The NY Times letter writer has it right that the state may, at least in principle, ask officers to take the bullet. I nevertheless strongly agree with Kolber and Hills that it would be extremely unwise for the state to do so, even if we believed that officers could in practice fulfill such a contract. In a draft I recently posted on SSRN entitled “A Justification Theory of Police Violence,” forthcoming in Northwestern University Law Review, I use the law of justification defenses to give structure and content to the Fourth Amendment standard governing police violence. In the course of doing so, I argue that police officers may use force solely to protect themselves from harm because (and only because) on balance doing so serves state interests. While there are strong deontic, public policy, and practical reasons to allow officers to defend themselves forcibly, those uses of force also have significant social costs. If the costs of that force became too high, there is no principled reason why the state could not pay officers to contract away at least a significant portion of what would otherwise be a right to self-defense as a condition of employment, just as federal employees now contract away some of their free speech rights under the Hatch Act.

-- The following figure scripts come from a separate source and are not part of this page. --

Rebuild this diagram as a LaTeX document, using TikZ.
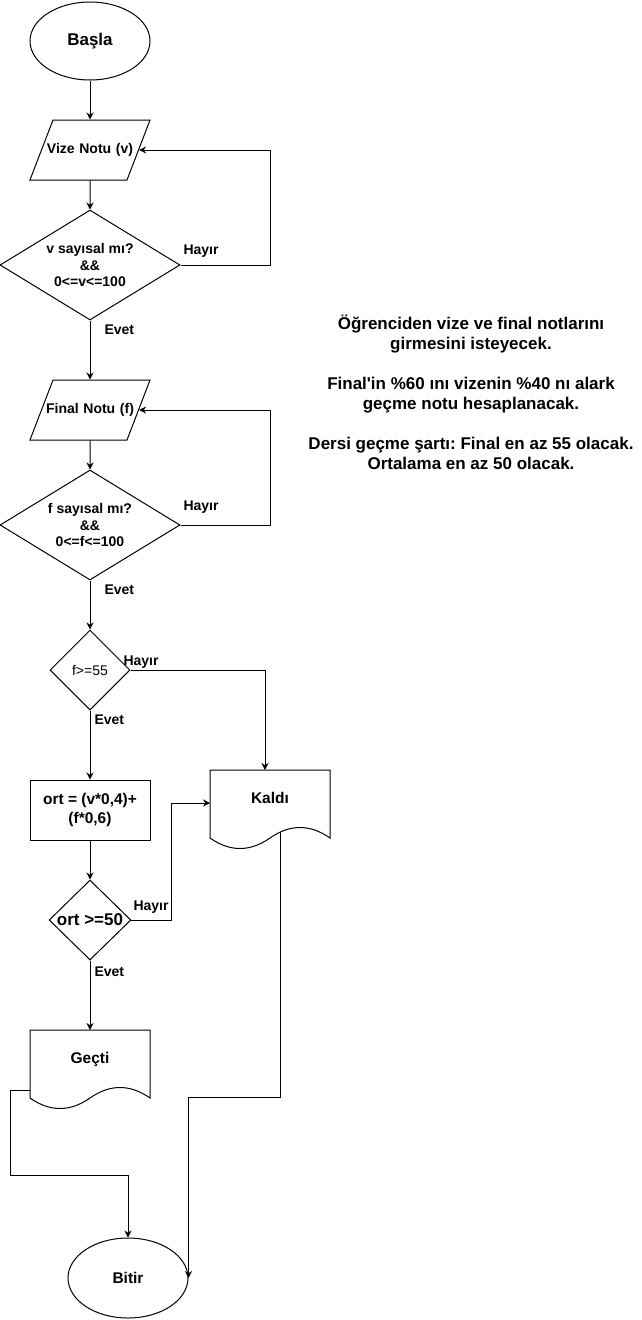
\documentclass[tikz,border=0pt]{standalone}
\usepackage{fontspec}
\setmainfont{Liberation Sans}[Ligatures=TeXOff]
\usetikzlibrary{shapes.geometric,arrows.meta}
\frenchspacing

\newcommand{\kucuk}{\bfseries\fontsize{14}{16.5}\selectfont}
\newcommand{\orta}{\bfseries\fontsize{15.5}{19}\selectfont}
\newcommand{\buyuk}{\bfseries\fontsize{17}{20}\selectfont}

% belge sekli: x merkez, ust kenar y
\newcommand{\belge}[2]{%
  \draw (#1-60,#2+68) -- (#1-60,#2) -- (#1+60,#2) -- (#1+60,#2+68)
    .. controls (#1+40,#2+54) and (#1+20,#2+54) .. (#1,#2+68)
    .. controls (#1-20,#2+82) and (#1-40,#2+82) .. cycle;
}

\tikzset{
  ok/.style={-{Stealth[length=7pt,width=7pt]}},
  bas/.style={ellipse, draw, minimum width=120pt, minimum height=78pt, inner sep=0pt, font=\buyuk},
  giris/.style={trapezium, trapezium left angle=69, trapezium right angle=111,
    draw, text width=74pt, align=center,
    text height=10pt, text depth=4pt, inner xsep=0pt, inner ysep=23pt, font=\kucuk},
  karar/.style={diamond, draw, align=center, inner sep=0pt},
  islem/.style={rectangle, draw, minimum width=120pt, minimum height=60pt, align=center, font=\orta},
  etiket/.style={anchor=west, inner sep=0pt, font=\kucuk}
}

\begin{document}
\begin{tikzpicture}[x=1pt,y=-1pt,line width=1pt]
\useasboundingbox (0,0) rectangle (641,1320);

\node[bas] (basla) at (90,41) {Başla};
\node[giris] (vize) at (90,150) {\makebox[74pt]{Vize Notu (v)}};
\node[karar, aspect=1.64, minimum width=180pt, minimum height=110pt, font=\kucuk] (vkontrol) at (90,265)
  {v sayısal mı?\\\&\&\\0<=v<=100};
\node[giris] (final) at (90,410) {\makebox[74pt]{Final Notu (f)}};
\node[karar, aspect=1.64, minimum width=180pt, minimum height=110pt, font=\kucuk] (fkontrol) at (90,525)
  {f sayısal mı?\\\&\&\\0<=f<=100};
\node[karar, minimum width=80pt, minimum height=80pt, font=\fontsize{14}{16.5}\selectfont] (f55) at (90,670) {f>=55};
\node[islem] (ort) at (90,810) {ort = (v*0,4)+\\(f*0,6)};
\node[karar, aspect=1.3, minimum width=80pt, minimum height=80pt, font=\buyuk] (ortk) at (90,920) {ort >=50};

\belge{270}{770}
\node[font=\orta] (kaldi) at (270,798) {Kaldı};
\coordinate (kaldiust) at (265,770);
\coordinate (kaldisol) at (210,803);
\coordinate (kaldialt) at (280,832);

\belge{90}{1030}
\node[font=\orta] (gecti) at (90,1059) {Geçti};
\coordinate (gectiust) at (90,1030);
\coordinate (gectisol) at (30,1090);

\node[bas, font=\orta, minimum height=80pt] (bitir) at (128,1278) {Bitir};

\node[etiket] (h1) at (183,251) {Hayır};
\node[etiket] (e1) at (104,330) {Evet};
\node[etiket] (h2) at (183,507) {Hayır};
\node[etiket] (e2) at (104,590) {Evet};
\node[etiket] (h3) at (123,662) {Hayır};
\node[etiket] (e3) at (94,720) {Evet};
\node[etiket] (h4) at (133,907) {Hayır};
\node[etiket] (e4) at (94,972) {Evet};

\node[font=\buyuk, align=center] (aciklama) at (471,392)
  {Öğrenciden vize ve final notlarını\\girmesini isteyecek.\\[20pt]
   Final'in \%60 ını vizenin \%40 nı alark\\geçme notu hesaplanacak.\\[20pt]
   Dersi geçme şartı: Final en az 55 olacak.\\Ortalama en az 50 olacak.};

\draw[ok] (basla) -- (vize);
\draw[ok] (vize) -- (vkontrol);
\draw[ok] (vkontrol.east) -- ++(90,0) |- (vize.east);
\draw[ok] (vkontrol) -- (final);
\draw[ok] (final) -- (fkontrol);
\draw[ok] (fkontrol.east) -- ++(90,0) |- (final.east);
\draw[ok] (fkontrol) -- (f55);
\draw[ok] (f55.east) -| (kaldiust);
\draw[ok] (f55) -- (ort);
\draw[ok] (ort) -- (ortk);
\draw[ok] (ortk.east) -- ++(40,0) |- (kaldisol);
\draw[ok] (ortk) -- (gectiust);
\draw[ok] (gectisol) -- ++(-20,0) -- ++(0,85) -| (bitir.north);
\draw[ok] (kaldialt) -- ++(0,265) -| (bitir.east);
\end{tikzpicture}
\end{document}
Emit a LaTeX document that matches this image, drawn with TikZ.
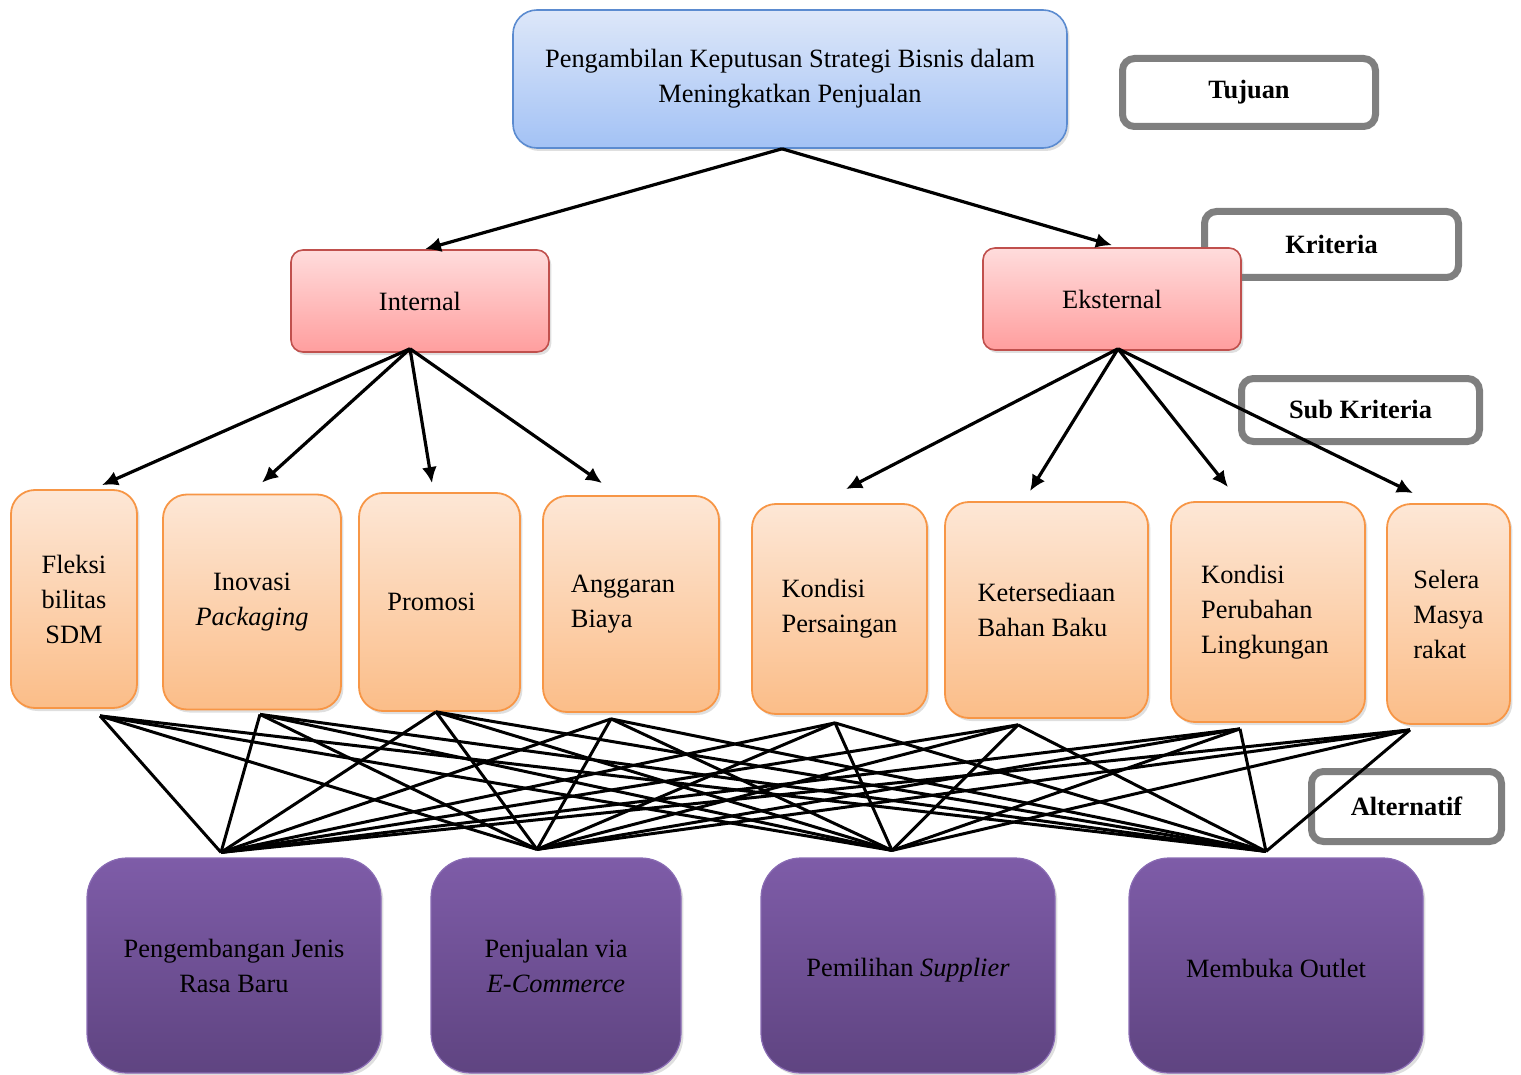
\documentclass[tikz,border=0pt]{standalone}
\usepackage{fontspec}
\setmainfont{Liberation Serif}
\usetikzlibrary{arrows.meta,shadows}
\definecolor{bluetop}{HTML}{DDE7F9}
\definecolor{bluebot}{HTML}{A3C2F5}
\definecolor{blueline}{HTML}{5B8BD0}
\definecolor{redtop}{HTML}{FFDCDC}
\definecolor{redbot}{HTML}{FF9E9E}
\definecolor{redline}{HTML}{C0504D}
\definecolor{ortop}{HTML}{FDE7D6}
\definecolor{orbot}{HTML}{FBBD88}
\definecolor{orline}{HTML}{F79646}
\definecolor{pptop}{HTML}{7E5CA8}
\definecolor{ppbot}{HTML}{5F4481}
\definecolor{ppline}{HTML}{8A6CB4}
\definecolor{legline}{HTML}{7F7F7F}
\tikzset{
  base/.style={font=\fontsize{13.2pt}{17.5pt}\selectfont, inner sep=0pt,
     drop shadow={opacity=0.25,shadow xshift=1.2pt,shadow yshift=-1.5pt}},
  goalbox/.style={base, draw=blueline, line width=0.8pt, top color=bluetop, bottom color=bluebot, rounded corners=12pt, align=center},
  critbox/.style={base, draw=redline, line width=0.8pt, top color=redtop, bottom color=redbot, rounded corners=6pt, align=center},
  subbox/.style={base, draw=orline, line width=0.9pt, top color=ortop, bottom color=orbot, rounded corners=12pt},
  altbox/.style={base, draw=ppline, line width=0.6pt, top color=pptop, bottom color=ppbot, rounded corners=20pt, align=center},
  legbox/.style={draw=legline, line width=3.5pt, fill=white, rounded corners=6pt, inner sep=0pt,
     font=\fontsize{13.2pt}{17.5pt}\selectfont\bfseries},
  arr/.style={line width=1.6pt, -{Latex[length=8pt,width=7.5pt]}},
  mesh/.style={line width=1.5pt, line join=round}
}
\begin{document}
\begin{tikzpicture}[x=0.5pt,y=-0.5pt]
\useasboundingbox (0,0) rectangle (1521,1075);

% legend boxes
\node[legbox, minimum width=126.5pt, minimum height=34pt] (tuj) at (1249,92.5) {Tujuan};
\node[legbox, minimum width=127pt, minimum height=33pt] (kri) at (1331.5,244.5) {Kriteria};
\node[legbox, minimum width=119pt, minimum height=31.5pt] (subk) at (1360.5,410) {Sub Kriteria};
\node[legbox, minimum width=95pt, minimum height=35pt] (alt) at (1406.5,806.5) {Alternatif};

% goal
\node[goalbox, minimum width=277pt, minimum height=69pt] (goal) at (790,79)
  {Pengambilan Keputusan Strategi Bisnis dalam\\Meningkatkan Penjualan};

% criteria
\node[critbox, minimum width=129pt, minimum height=51pt] (int) at (420,301) {Internal};
\node[critbox, minimum width=129pt, minimum height=51pt] (ext) at (1112,299) {Eksternal};

% sub criteria
\node[subbox, align=center, minimum width=63pt, minimum height=109pt] (s1) at (74,599) {Fleksi\\bilitas\\SDM};
\node[subbox, align=center, minimum width=89pt, minimum height=107.5pt] (s2) at (252,602) {Inovasi\\\textit{Packaging}};
\node[subbox, align=center, minimum width=80.5pt, minimum height=109pt] (s3) at (439.5,602) {\hspace*{-8pt}Promosi};
\node[subbox, align=left, minimum width=88pt, minimum height=108pt] (s4) at (631,604) {Anggaran\hspace*{8pt}\\Biaya};
\node[subbox, align=left, minimum width=87.5pt, minimum height=105pt] (s5) at (839.5,609) {Kondisi\\Persaingan};
\node[subbox, align=left, minimum width=101.5pt, minimum height=108pt] (s6) at (1046.5,610) {Ketersediaan\\Bahan Baku};
\node[subbox, align=left, minimum width=97pt, minimum height=110pt] (s7) at (1268,612) {Kondisi\\Perubahan\\Lingkungan\hspace*{3pt}};
\node[subbox, align=left, minimum width=61.5pt, minimum height=110pt] (s8) at (1448.5,614) {Selera\\Masya\\rakat};

% alternatives
\node[altbox, minimum width=147pt, minimum height=107.5pt] (a1) at (234,965.5) {Pengembangan Jenis\\Rasa Baru};
\node[altbox, minimum width=125pt, minimum height=107.5pt] (a2) at (556,965.5) {Penjualan via\\\textit{E-Commerce}};
\node[altbox, minimum width=147pt, minimum height=107.5pt] (a3) at (908,965.5) {\raisebox{-2.5pt}[\height][\depth]{Pemilihan \textit{Supplier}}};
\node[altbox, minimum width=147pt, minimum height=107.5pt] (a4) at (1276,965.5) {\raisebox{-1.5pt}[\height][\depth]{Membuka Outlet}};

% arrows goal -> criteria
\draw[arr] ([xshift=-4pt]goal.south) -- ([xshift=2.5pt]int.north);
\draw[arr] ([xshift=-4pt]goal.south) -- ([yshift=1pt]ext.north);

% arrows criteria -> sub criteria
\coordinate (io) at ([xshift=-5pt,yshift=2pt]int.south);
\coordinate (eo) at ([xshift=3pt,yshift=1pt]ext.south);
\draw[arr] (io) -- ([xshift=14pt,yshift=2pt]s1.north);
\draw[arr] (io) -- ([xshift=5pt,yshift=5.5pt]s2.north);
\draw[arr] (io) -- ([xshift=-3.75pt,yshift=4.5pt]s3.north);
\draw[arr] (io) -- ([xshift=-14.5pt,yshift=6pt]s4.north);
\draw[arr] (eo) -- ([xshift=3.25pt,yshift=7pt]s5.north);
\draw[arr] (eo) -- ([xshift=-8.25pt,yshift=5pt]s6.north);
\draw[arr] (eo) -- ([xshift=-20pt,yshift=7pt]s7.north);
\draw[arr] (eo) -- ([xshift=-17.75pt,yshift=5pt]s8.north);

% mesh sub criteria -> alternatives
\coordinate (b1) at ([xshift=13pt,yshift=-3.5pt]s1.south);
\coordinate (b2) at ([xshift=4pt,yshift=-2pt]s2.south);
\coordinate (b3) at ([xshift=-1.75pt]s3.south);
\coordinate (b4) at ([xshift=-10pt,yshift=-3pt]s4.south);
\coordinate (b5) at ([xshift=-2.25pt,yshift=-4pt]s5.south);
\coordinate (b6) at ([xshift=-14.25pt,yshift=-3pt]s6.south);
\coordinate (b7) at ([xshift=-14pt,yshift=-3pt]s7.south);
\coordinate (b8) at ([xshift=-19.25pt,yshift=-2.5pt]s8.south);
\coordinate (t1) at ([xshift=-6.5pt,yshift=2.5pt]a1.north);
\coordinate (t2) at ([xshift=-9.5pt,yshift=4pt]a2.north);
\coordinate (t3) at ([xshift=-8pt,yshift=3.5pt]a3.north);
\coordinate (t4) at ([xshift=-5pt,yshift=3pt]a4.north);
\foreach \i in {1,...,8}{
  \foreach \j in {1,...,4}{
    \draw[mesh] (b\i) -- (t\j);
  }
}
\end{tikzpicture}
\end{document}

In this light, one might read the NY Times letter writer to be arguing that we have now reached the state of affairs in which allowing officer self-defense is too costly, and read Kolber and Hills to attempt to describe some costs to the state of asking officers to contract away rights to self-defense that the letter writer may not have fully considered. Kolber and Hills hit on some big costs, but there are others: Not only is there a significant risk that we might be left with too few and less effective officers, but the state might be faced with enforcing contracts that are seen to violate public policy because they allow individuals facing financial pressure to trade monetary rewards for pain and physical injuries for which money would not easily make them whole, much like organ selling.

Posted by: Rachel Harmon | May 5, 2008 11:52:30 AM

Here's another odd implication of the letter: If the lives of police officers are less valuable than the lives of civilians, a police officer who perceives that his fellow officer's life is in danger should evaluate the situation differently (often by acting more slowly and cautiously) than a police officer who perceives that a civilian's life is in danger. Perhaps the letter writer intended this result, but I don't think it's one that most people would endorse.

Thanks, Rick, for your comments on my post!

Posted by: Adam Kolber | Apr 30, 2008 5:30:02 PM

I'm never adverse to a little more self-promotion, so see here and here for an argument that police inaction can unconstitutionally deny the "protection of the laws" to victims. Feminist views aren't super-prominent in the pieces, though Robin West has made the same basic point.